I would suggest that if we don't know what the Mass is, and therefore don't know Who Jesus is, that's a recipe for going out to the peripheries empty handed. Regarding one of Fr. McDonald's earlier posts quoting Pope Francis on Matteo Ricci and being able to meet people where they are, knowing that they have something to say worth listening to while not slipping into relativism, we can't do that unless we know how and why Catholics understand that Jesus is just bigger. It's all the more reason why we shouldn't be creating confusion regarding what we believe in church, before and after Mass, and certainly during Mass.
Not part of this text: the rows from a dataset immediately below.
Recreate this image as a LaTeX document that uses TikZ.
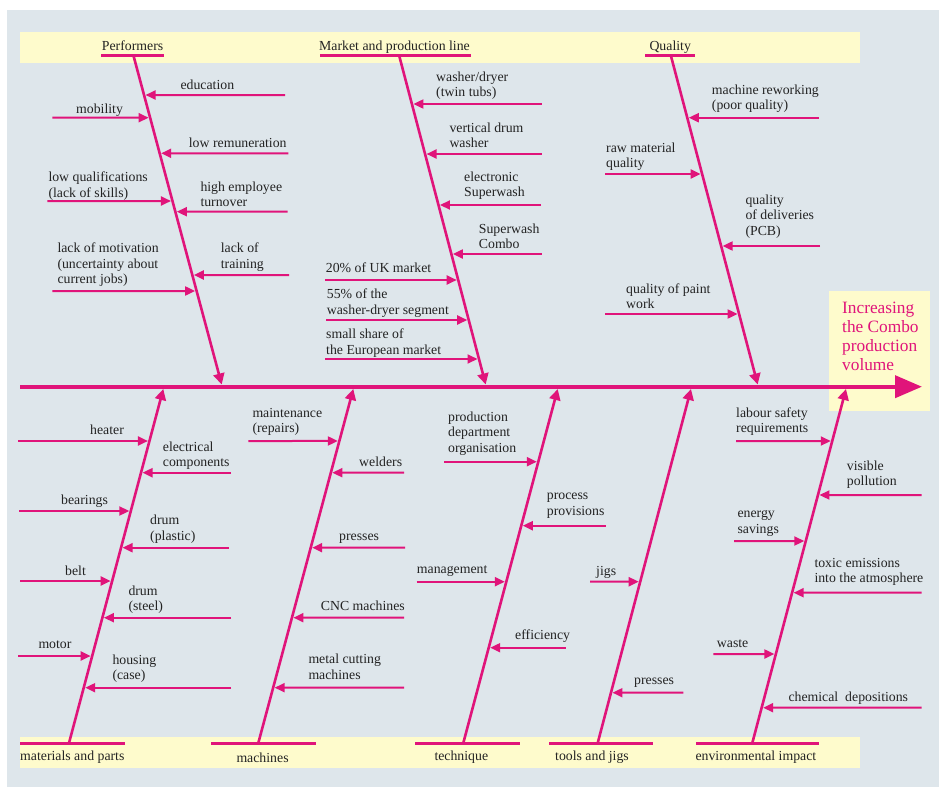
\documentclass[tikz,border=0pt]{standalone}
\usepackage{fontspec}
\setmainfont{Liberation Serif}
\usetikzlibrary{arrows.meta}
\definecolor{pk}{RGB}{224,20,122}
\definecolor{panel}{RGB}{222,230,235}
\definecolor{yel}{RGB}{254,251,204}
\definecolor{txt}{RGB}{35,35,35}
\newcommand\labfont{\fontsize{13.8}{15.5}\selectfont}
\newcommand\goalfont{\fontsize{17.3}{19}\selectfont}
\newcommand\cause[4]{\coordinate (#1) at (#2,#3);
  \draw[sub] (#1) -- (intersection of #4s--#4e and 0,#3--1,#3);}
\begin{document}
\begin{tikzpicture}[x=1pt,y=-1pt,
  lab/.style={font=\labfont, text=txt, align=left, inner sep=0pt, anchor=north west, yshift=9.35pt, execute at begin node=\strut},
  sub/.style={draw=pk, line width=2pt, -{Triangle[length=10pt,width=9pt]}, shorten >=1.5pt},
  bone/.style={draw=pk, line width=2.6pt, -{Triangle[length=11pt,width=11pt]}},
  uline/.style={draw=pk, line width=3pt},
  band/.style={fill=yel, draw=none}]
\useasboundingbox (0,0) rectangle (939,787);
\fill[white] (0,0) rectangle (939,787);
\fill[panel] (7,10) rectangle (939,787);
% bands
\fill[band] (20,32) rectangle (860,63);
\fill[band] (20,737) rectangle (860,768);
\fill[band] (829,291) rectangle (930,411);
\node[font=\goalfont, text=pk, align=left, inner sep=0pt, anchor=north west, yshift=10.5pt, execute at begin node=\strut] (goal) at (842,312) {Increasing\\the Combo\\production\\volume};
% spine
\coordinate (sp1) at (20,386.7);
\coordinate (sp2) at (922,386.7);
\draw[draw=pk, line width=4pt, -{Triangle[length=27pt,width=22pt]}] (sp1) -- (sp2);
% bones
\coordinate (Ps) at (133.3,55); \coordinate (Pe) at (221.7,384.5);
\coordinate (Ks) at (399,55);   \coordinate (Ke) at (485.7,384.5);
\coordinate (Qs) at (670.7,55); \coordinate (Qe) at (757.7,384.5);
\coordinate (Ms) at (69,743);   \coordinate (Me) at (163.3,389);
\coordinate (Ns) at (258.3,743);\coordinate (Ne) at (353.3,389);
\coordinate (Ts) at (463.3,743);\coordinate (Te) at (557.7,389);
\coordinate (Js) at (597.7,743);\coordinate (Je) at (691,389);
\coordinate (Es) at (752.3,743);\coordinate (Ee) at (846,389);
\foreach \b in {P,K,Q,M,N,T,J,E} \draw[bone] (\b s) -- (\b e);
% underlines
\coordinate (uPa) at (101,55); \coordinate (uPb) at (164,55);
\coordinate (uKa) at (320,55); \coordinate (uKb) at (471,55);
\coordinate (uQa) at (645,55); \coordinate (uQb) at (695,55);
\coordinate (uMa) at (20,743); \coordinate (uMb) at (125,743);
\coordinate (uNa) at (211,743); \coordinate (uNb) at (316,743);
\coordinate (uTa) at (415,743); \coordinate (uTb) at (520,743);
\coordinate (uJa) at (549,743); \coordinate (uJb) at (653,743);
\coordinate (uEa) at (696,743); \coordinate (uEb) at (819,743);
\foreach \b in {P,K,Q,M,N,T,J,E} \draw[uline] (u\b a) -- (u\b b);
% category labels
\node[lab] (catP) at (101.7,48.3) {Performers};
\node[lab] (catK) at (319,48.3) {Market and production line};
\node[lab] (catQ) at (649.3,48.3) {Quality};
\node[lab] (catM) at (20,759) {materials and parts};
\node[lab] (catN) at (236.3,760.7) {machines};
\node[lab] (catT) at (434.3,759) {technique};
\node[lab] (catJ) at (555,759) {tools and jigs};
\node[lab] (catE) at (695.3,759) {environmental impact};
% Performers
\cause{pa}{285}{95}{P}       \node[lab] (lpa) at (180.3,88) {education};
\cause{pb}{52.3}{117.7}{P}   \node[lab] (lpb) at (76,112) {mobility};
\cause{pc}{288.3}{153.3}{P}  \node[lab] (lpc) at (188.7,145.7) {low remuneration};
\cause{pd}{47.3}{201}{P}     \node[lab] (lpd) at (48.3,181) {low qualifications\\(lack of skills)};
\cause{pe}{287.7}{211.7}{P}  \node[lab] (lpe) at (200.3,190.7) {high employee\\turnover};
\cause{pf}{52.3}{291}{P}     \node[lab] (lpf) at (57.3,252.3) {lack of motivation\\(uncertainty about\\current jobs)};
\cause{pg}{289}{275}{P}      \node[lab] (lpg) at (220.7,252.3) {lack of\\training};
% Market
\cause{ka}{541.7}{104}{K}    \node[lab] (lka) at (436,81) {washer/dryer\\(twin tubs)};
\cause{kb}{541.7}{154}{K}    \node[lab] (lkb) at (449.3,131.7) {vertical drum\\washer};
\cause{kc}{541}{205}{K}      \node[lab] (lkc) at (464,180.7) {electronic\\Superwash};
\cause{kd}{541.7}{254}{K}    \node[lab] (lkd) at (478.7,232.7) {Superwash\\Combo};
\cause{ke}{325}{280}{K}      \node[lab] (lke) at (325.7,270.7) {20\% of UK market};
\cause{kf}{326}{320}{K}      \node[lab] (lkf) at (326.7,298.3) {55\% of the\\washer-dryer segment};
\cause{kg}{325}{359}{K}      \node[lab] (lkg) at (326,338.3) {small share of\\the European market};
% Quality
\cause{qa}{819}{117.7}{Q}    \node[lab] (lqa) at (711.7,94) {machine reworking\\(poor quality)};
\cause{qb}{605}{174}{Q}      \node[lab] (lqb) at (606,151.7) {raw material\\quality};
\cause{qc}{820}{246}{Q}      \node[lab] (lqc) at (745.3,204) {quality\\of deliveries\\(PCB)};
\cause{qd}{605}{314}{Q}      \node[lab] (lqd) at (626,292.7) {quality of paint\\work};
% Materials
\cause{ma}{18.3}{441}{M}     \node[lab] (lma) at (90,432.7) {heater};
\cause{mb}{231}{472.7}{M}    \node[lab] (lmb) at (162.7,451) {electrical\\components};
\cause{mc}{19}{511}{M}       \node[lab] (lmc) at (61,502.7) {bearings};
\cause{md}{229}{547.7}{M}    \node[lab] (lmd) at (150,524.3) {drum\\(plastic)};
\cause{me}{20}{581}{M}       \node[lab] (lme) at (65,573.3) {belt};
\cause{mf}{231}{617.7}{M}    \node[lab] (lmf) at (128.3,595) {drum\\(steel)};
\cause{mg}{18.3}{656}{M}     \node[lab] (lmg) at (38.3,646.7) {motor};
\cause{mh}{231}{687.7}{M}    \node[lab] (lmh) at (112.3,664) {housing\\(case)};
% Machines
\cause{na}{248.3}{441}{N}    \node[lab] (lna) at (252.3,417.3) {maintenance\\(repairs)};
\cause{nb}{404}{472.7}{N}    \node[lab] (lnb) at (359,464.3) {welders};
\cause{nc}{405}{547.7}{N}    \node[lab] (lnc) at (339,539) {presses};
\cause{nd}{404}{617.7}{N}    \node[lab] (lnd) at (320.7,608.3) {CNC machines};
\cause{ne}{404}{687.7}{N}    \node[lab] (lne) at (308.3,663.3) {metal cutting\\machines};
% Technique
\cause{ta}{444}{461.7}{T}    \node[lab] (lta) at (448,420.7) {production\\department\\organisation};
\cause{tb}{605.7}{525.7}{T}  \node[lab] (ltb) at (546.7,502.3) {process\\provisions};
\cause{tc}{416.7}{581.7}{T}  \node[lab] (ltc) at (416.7,571.7) {management};
\cause{td}{565.7}{647.7}{T}  \node[lab] (ltd) at (515,637.7) {efficiency};
% Tools
\cause{ja}{590}{581.7}{J}    \node[lab] (lja) at (596,573.3) {jigs};
\cause{jb}{683.3}{692.7}{J}  \node[lab] (ljb) at (634,682.7) {presses};
% Environment
\cause{ea}{736}{441}{E}      \node[lab] (lea) at (736,416.7) {labour safety\\requirements};
\cause{eb}{921.7}{495}{E}    \node[lab] (leb) at (846.7,470) {visible\\pollution};
\cause{ec}{734}{541}{E}      \node[lab] (lec) at (737.3,519.7) {energy\\savings};
\cause{ed}{921.7}{592.7}{E}  \node[lab] (led) at (814.3,567.3) {toxic emissions\\into the atmosphere};
\cause{ee}{713.3}{654}{E}    \node[lab] (lee) at (716.7,645.7) {waste};
\cause{ef}{921.7}{707.7}{E}  \node[lab] (lef) at (788.3,699.3) {chemical\ \ depositions};
\end{tikzpicture}
\end{document}
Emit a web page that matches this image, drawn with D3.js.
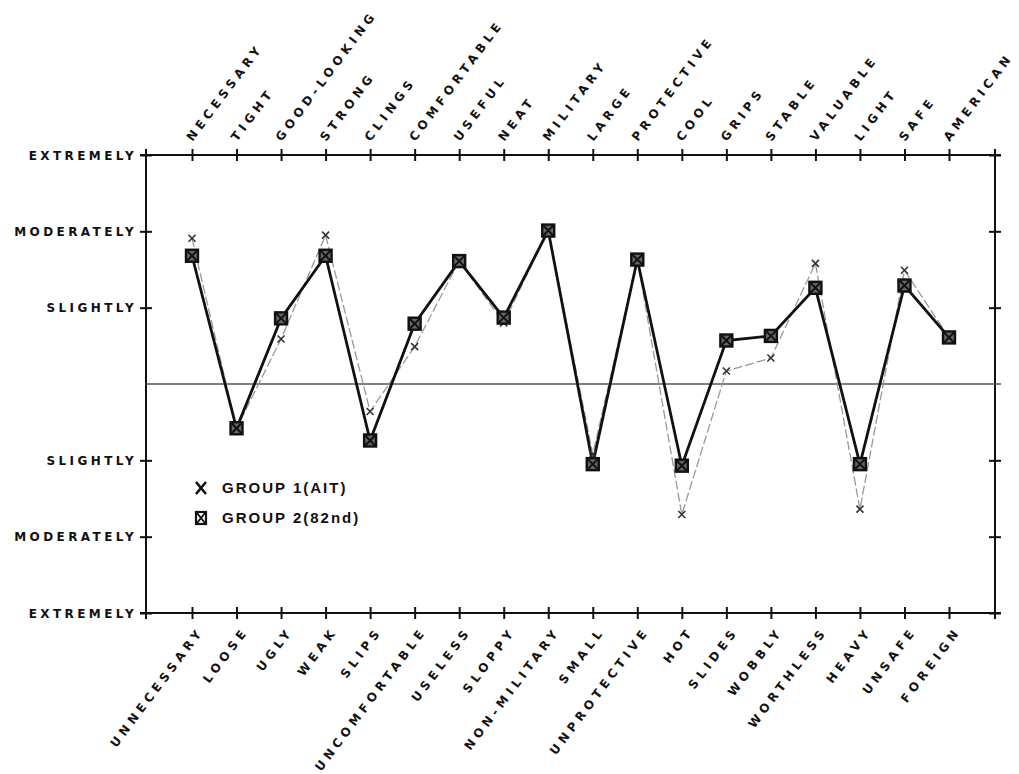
<!DOCTYPE html>
<html>
<head>
    <meta charset="UTF-8">
    <title>Semantic differential profile</title>
    <style>
        body { margin: 0; background: #fff; }
    </style>
</head>
<body>
    <div id="chart"></div>
    <script src="https://cdnjs.cloudflare.com/ajax/libs/d3/7.8.5/d3.min.js"></script>
    <script>

    // word pairs, top (positive) end and bottom (negative) end
    const topWords = ["NECESSARY", "TIGHT", "GOOD-LOOKING", "STRONG", "CLINGS", "COMFORTABLE",
        "USEFUL", "NEAT", "MILITARY", "LARGE", "PROTECTIVE", "COOL", "GRIPS", "STABLE",
        "VALUABLE", "LIGHT", "SAFE", "AMERICAN"];
    const bottomWords = ["UNNECESSARY", "LOOSE", "UGLY", "WEAK", "SLIPS", "UNCOMFORTABLE",
        "USELESS", "SLOPPY", "NON-MILITARY", "SMALL", "UNPROTECTIVE", "HOT", "SLIDES", "WOBBLY",
        "WORTHLESS", "HEAVY", "UNSAFE", "FOREIGN"];

    const scaleValues = [3, 2, 1, -1, -2, -3];
    const scaleLabels = ["EXTREMELY", "MODERATELY", "SLIGHTLY", "SLIGHTLY", "MODERATELY", "EXTREMELY"];

    // mean ratings (+3 extremely top word ... -3 extremely bottom word)
    const group1 = [1.91, -0.58, 0.59, 1.95, -0.36, 0.49, 1.61, 0.80, 2.01, -0.92,
        1.63, -1.71, 0.17, 0.34, 1.58, -1.64, 1.49, 0.61];
    const group2 = [1.68, -0.58, 0.86, 1.68, -0.74, 0.79, 1.61, 0.87, 2.01, -1.05,
        1.63, -1.07, 0.57, 0.63, 1.26, -1.05, 1.29, 0.61];

    const legendNames = ["GROUP 1(AIT)", "GROUP 2(82nd)"];

    const width = 1019, height = 774;
    const plotLeft = 146, plotRight = 995, plotTop = 155, plotBottom = 613;

    const svg = d3.select("#chart")
        .append("svg")
        .attr("width", width)
        .attr("height", height);

    const x = d3.scalePoint()
        .domain(d3.range(topWords.length))
        .range([192, 949]);

    const y = d3.scaleLinear()
        .domain([-3, 3])
        .range([plotBottom, plotTop]);

    const labelFont = "'DejaVu Sans', sans-serif";

    // frame
    svg.append("rect")
        .attr("x", plotLeft)
        .attr("y", plotTop)
        .attr("width", plotRight - plotLeft)
        .attr("height", plotBottom - plotTop)
        .style("fill", "none")
        .style("stroke", "#111")
        .style("stroke-width", 2);

    // neutral line
    svg.append("line")
        .attr("x1", plotLeft)
        .attr("x2", plotRight + 6)
        .attr("y1", y(0))
        .attr("y2", y(0))
        .style("stroke", "#555")
        .style("stroke-width", 1.6);

    // left axis with scale words
    const yAxis = svg.append("g")
        .attr("transform", `translate(${plotLeft},0)`)
        .call(d3.axisLeft(y).tickValues(scaleValues)
            .tickFormat((d, i) => scaleLabels[i]).tickSize(5));
    yAxis.select(".domain").remove();
    yAxis.selectAll(".tick line")
        .attr("x1", -6).attr("x2", 6)
        .style("stroke", "#111").style("stroke-width", 2);
    yAxis.selectAll(".tick text")
        .attr("x", -9)
        .attr("dy", "0.36em")
        .style("font-family", labelFont)
        .style("font-weight", "bold")
        .style("font-size", "12px")
        .style("letter-spacing", "3.4px")
        .style("fill", "#111");

    // right axis ticks only
    const yAxisR = svg.append("g")
        .attr("transform", `translate(${plotRight},0)`)
        .call(d3.axisRight(y).tickValues(scaleValues).tickFormat("").tickSize(5));
    yAxisR.select(".domain").remove();
    yAxisR.selectAll(".tick line")
        .attr("x1", -6).attr("x2", 6)
        .style("stroke", "#111").style("stroke-width", 2);

    // top axis with positive words
    const xTop = svg.append("g")
        .attr("transform", `translate(0,${plotTop})`)
        .call(d3.axisTop(x).tickFormat(i => topWords[i]).tickSize(5));
    xTop.select(".domain").remove();
    xTop.selectAll(".tick line")
        .attr("y1", -6).attr("y2", 6)
        .style("stroke", "#111").style("stroke-width", 2);
    xTop.selectAll(".tick text")
        .attr("x", 0).attr("y", 0).attr("dy", 0)
        .attr("transform", "translate(0,-13) rotate(-53)")
        .style("text-anchor", "start")
        .style("font-family", labelFont)
        .style("font-weight", "bold")
        .style("font-size", "12px")
        .style("letter-spacing", "4.4px")
        .style("fill", "#111");

    // bottom axis with negative words
    const xBottom = svg.append("g")
        .attr("transform", `translate(0,${plotBottom})`)
        .call(d3.axisBottom(x).tickFormat(i => bottomWords[i]).tickSize(5));
    xBottom.select(".domain").remove();
    xBottom.selectAll(".tick line")
        .attr("y1", -6).attr("y2", 6)
        .style("stroke", "#111").style("stroke-width", 2);
    xBottom.selectAll(".tick text")
        .attr("x", 0).attr("y", 0).attr("dy", 0)
        .attr("transform", "translate(12,18) rotate(-53)")
        .style("text-anchor", "end")
        .style("font-family", labelFont)
        .style("font-weight", "bold")
        .style("font-size", "12px")
        .style("letter-spacing", "4.4px")
        .style("fill", "#111");

    // corner crosses
    [[plotLeft, plotTop], [plotRight, plotTop], [plotLeft, plotBottom], [plotRight, plotBottom]].forEach(([cx, cy]) => {
        svg.append("line").attr("x1", cx - 6).attr("x2", cx + 6).attr("y1", cy).attr("y2", cy)
            .style("stroke", "#111").style("stroke-width", 2);
        svg.append("line").attr("x1", cx).attr("x2", cx).attr("y1", cy - 6).attr("y2", cy + 6)
            .style("stroke", "#111").style("stroke-width", 2);
    });

    const line = d3.line()
        .x((d, i) => x(i))
        .y(d => y(d));

    // group 1: thin grey line with x marks
    svg.append("path")
        .datum(group1)
        .attr("d", line)
        .style("fill", "none")
        .style("stroke", "#999")
        .style("stroke-width", 1.3)
        .style("stroke-dasharray", "9,3");

    // group 2: heavy black line
    svg.append("path")
        .datum(group2)
        .attr("d", line)
        .style("fill", "none")
        .style("stroke", "#111")
        .style("stroke-width", 2.8);

    const xMark = svg.append("g")
        .selectAll("g")
        .data(group1)
        .join("g")
        .attr("transform", (d, i) => `translate(${x(i)},${y(d)})`);
    xMark.append("path")
        .attr("d", "M-3.5,-3.5L3.5,3.5M3.5,-3.5L-3.5,3.5")
        .style("stroke", "#333")
        .style("stroke-width", 1.6);

    function squareMark(g) {
        g.append("rect")
            .attr("x", -6).attr("y", -6)
            .attr("width", 12).attr("height", 12)
            .style("fill", "#666")
            .style("stroke", "#111")
            .style("stroke-width", 2.4);
        g.append("path")
            .attr("d", "M-5,-5L5,5M5,-5L-5,5")
            .style("stroke", "#111")
            .style("stroke-width", 2);
    }

    svg.append("g")
        .selectAll("g")
        .data(group2)
        .join("g")
        .attr("transform", (d, i) => `translate(${x(i)},${y(d)})`)
        .each(function() { squareMark(d3.select(this)); });

    // legend
    const legend = svg.append("g").attr("transform", "translate(201,488)");
    legend.append("path")
        .attr("d", "M-5,-6L5,6M5,-6L-5,6")
        .style("stroke", "#111")
        .style("stroke-width", 2.6);
    const legSquare = legend.append("g").attr("transform", "translate(0,30)");
    legSquare.append("rect")
        .attr("x", -5).attr("y", -6)
        .attr("width", 10).attr("height", 12)
        .style("fill", "#fff")
        .style("stroke", "#111")
        .style("stroke-width", 2.2);
    legSquare.append("path")
        .attr("d", "M-4,-5L4,5M4,-5L-4,5")
        .style("stroke", "#111")
        .style("stroke-width", 2);

    legend.selectAll("text")
        .data(legendNames)
        .join("text")
        .attr("x", 21)
        .attr("y", (d, i) => i * 30)
        .attr("dy", "0.36em")
        .text(d => d)
        .style("font-family", "'Liberation Sans', Arial, sans-serif")
        .style("font-weight", "bold")
        .style("font-size", "15px")
        .style("letter-spacing", "2px")
        .style("fill", "#111");

    </script>
</body>
</html>
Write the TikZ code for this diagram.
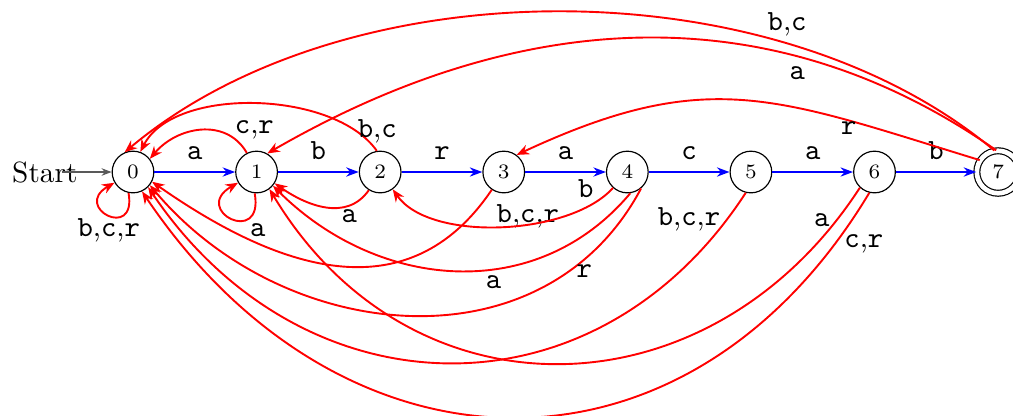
\documentclass[tikz,border=0pt]{standalone}
\usepackage{tikz}
\usetikzlibrary{arrows,arrows.meta}
\usetikzlibrary{calc}
\tikzset{>=Stealth}
\newcommand{\cmma}{{\rmfamily ,}}
\tikzstyle{state} = [circle, draw, thin, minimum size=5mm, inner sep=0pt, font=\scriptsize]
\tikzstyle{fwd}   = [line width=0.7pt, draw=blue, ->, >={Stealth[length=1.5mm,width=1.1mm]}]
\tikzstyle{back}  = [%
					line width=0.65pt,
					draw=red,
					->, >={Stealth[length=1.5mm,width=1.2mm]}
					]
\tikzstyle{lbl}   = [text=black, font=\ttfamily, inner sep=2pt]

\begin{document}
\begin{tikzpicture}
    % Automaton parameters
    \def\sep   {1.483}               % distance between two states
    \def\loopa {0.59}                % size of loop on state 0
    \def\loopb {0.66}                % size of loop on state 1

    \useasboundingbox (-1.596,-2.916) rectangle (10.56,2.064);

    % states
    \foreach \i in {0,...,6} {
       \node[state] (q\i) at (\i*\sep,0) {\i};
    }
    \node[state, double, double distance=1.6pt, minimum size=5.1mm] (q7) at (7*\sep,0) {7};

    % start arrow
    \node[anchor=east, inner sep=0pt] (start) at (-0.66,0) {Start};
    \coordinate (s0) at (-0.85,0);
    \draw[->, gray!70!black, thin, >={Stealth[length=1.2mm,width=0.9mm]}] (s0) -- (q0);

    % forward transitions (spine)
    \foreach \i/\j/\c in {0/1/a,1/2/b,2/3/r,3/4/a,4/5/c,5/6/a,6/7/b} {
       \draw[fwd] (q\i) -- node[lbl, above=2pt] {\c} (q\j);
    }

    % loops
    \draw[back] (q0.-102) .. controls +(-80:\loopa) and +(210:\loopa) .. node[lbl, below=-1pt] {b\cmma c\cmma r} (q0.-150);
    \draw[back] (q1.-95)  .. controls +(-80:\loopb) and +(210:\loopb) .. node[lbl, pos=0.3, below right=-1pt] {a} (q1.-150);

    % short arcs above
    \draw[back] (q1.117) to[out=120, in=50, looseness=1.1]  node[lbl, pos=0.1, above right=-1pt, xshift=-3pt] {c\cmma r} (q0.38);
    \draw[back] (q2.99)  to[out=125, in=63, looseness=0.8]  node[lbl, pos=0.12, right=-2pt] {b\cmma c} (q0.70);

    % arcs below
    \draw[back] (q2.-122) to[out=-125, in=-35, looseness=1.05] node[lbl, pos=0.25, below=-1pt] {a} (q1.-32);
    \draw[back] (q3.-124) to[out=-124, in=-35, looseness=1.14] node[lbl, pos=0.03, below right=-1pt, xshift=3pt] {b\cmma c\cmma r} (q0.-27);
    \draw[back] (q4.-132) to[out=-132, in=-55, looseness=0.75] node[lbl, pos=0.1, above left=-1pt] {b} (q2.-54);
    \draw[back] (q4.-82)  to[out=-130, in=-45, looseness=1.05] node[lbl, pos=0.4, below] {a} (q1.-40);
    \draw[back] (q4.-50)  to[out=-118, in=-50, looseness=1.08] node[lbl, pos=0.19, right] {r} (q0.-38);
    \draw[back] (q5.-104) to[out=-123, in=-56, looseness=1.18] node[lbl, pos=0.04, left] {b\cmma c\cmma r} (q0.-45);
    \draw[back] (q6.-133) to[out=-123, in=-59, looseness=1.19] node[lbl, pos=0.05, left] {a} (q1.-53);
    \draw[back] (q6.-104) to[out=-121, in=-56, looseness=1.25] node[lbl, pos=0.06, right=1pt] {c\cmma r} (q0.-65);

    % long arcs above, from the final state
    \draw[back] (q7.100) to[out=140, in=40, looseness=0.85] node[lbl, pos=0.26, above] {b\cmma c} (q0.113);
    \draw[back] (q7.95)  to[out=145, in=30, looseness=0.99] node[lbl, pos=0.28, below=1pt] {a} (q1.60);
    \draw[back] (q7.147) to[out=163, in=25, looseness=1.17] node[lbl, pos=0.25, below=-2pt] {r} (q3.53);

\end{tikzpicture}
\end{document}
Carl Olson at Catholic World Report charitably warned young people on fire for the Catholic faith that they need to be careful of Who Jesus is when they evangelize: if they put sneakers on Him and call Him "the first hipster," they risk leading people to a Christ Who is not worth following. The way Fr. Robert Barron refers to "the Way, the Truth, and the Life" as "the strangest way" is far more spot on: being counter-cultural will involve thinking in a way that is counter-intuitive.

That much-needed note of caution applies to the likes of "WWJD?" which is well-meaning at best but is ultimately the wrong question. The real question is "What DID Jesus Do (and What Is Jesus DOING Right Now)?" Belief in the Incarnation and also the Real Presence matters.

rcg said...

W2: I think the word 'Love' has been misused and abused until it is nearly meaningless. I am afraid that using it in an evangelical situation is more confusing than helpful. Devout Jews will often refrain from speaking the word 'God' or write it 'G-d'. I think we should contemplate that with regard to the word 'Love'.

WSquared said...

"W2: I think the word 'Love' has been misused and abused until it is nearly meaningless"

Oh, I agree.

...I wouldn't be surprised if the next most misused and abused words are "Vatican II."

But unless we find another word for "love," we're stuck with it, I'm afraid. If anything, the confusion presents an opportunity for a challenge, anyway, and a conversation we need to have.